Peter Capaldi as the astoundingly foul mouthed spin doctor Malcolm Tucker really comes into his boggle-eyed own, bullying Government ministers, ambassadors and journalists in an almost show stealing turn. Chris Addison and the ever wonderful Gina McKee as Government information officers Toby and Judy also qualify for honourable mention.
US improv veteran Zach Woods as the incredibly ambitious and obnoxious Washington state department junior staffer Chad is another revelation, his portrayal of an arse licking, backbiting Ivy League ingrate is spot-on.
Paul Higgins as Jamie, the aforemention angriest Scot, may just reprise his show stealing iPod hating spin meister, but he's still brilliant at it.
However, Tom Hollander as the hapless, ambitious career (New Labour) politician Simon Foster, is the real star of the movie.
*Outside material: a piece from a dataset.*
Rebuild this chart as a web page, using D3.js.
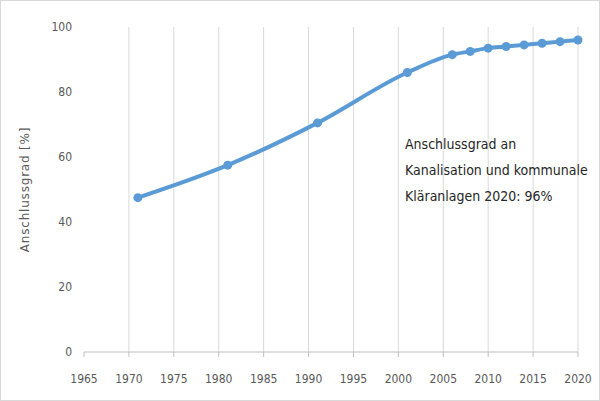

A vacillating eejit over promoted to Secretary of International Development who helps start a war by spouting metaphoric platitudes on Eddie Mair’s PM programme on Radio 4 is so realistic that it shows that as a satirist Iannucci remain’s the market leader in Britain.
Unable to deal with either his constituents or world leaders, he is an idiot who doesn’t recognise how his ambition to schmooze at the highest levels of the power structures is slowly killing his career.
But then, with Iannucci, his long term collaborator Tony Roche and Peep Show creators Jesse Armstrong and Sam Bain, this film was always going to be a wonderful, tightly scripted pitch perfect denunciation of the political classes.
The elected politicians are ineffective idiots bullied by unelected spin doctors and in the current climate of Smear-gate followed by Expenses-Gate, surely no film can have come out at a better time. Man oh man, but its prescience would be laughable if it weren’t so serious.
GM has seen this film twice in a week and there may be another visit in the not so distant future.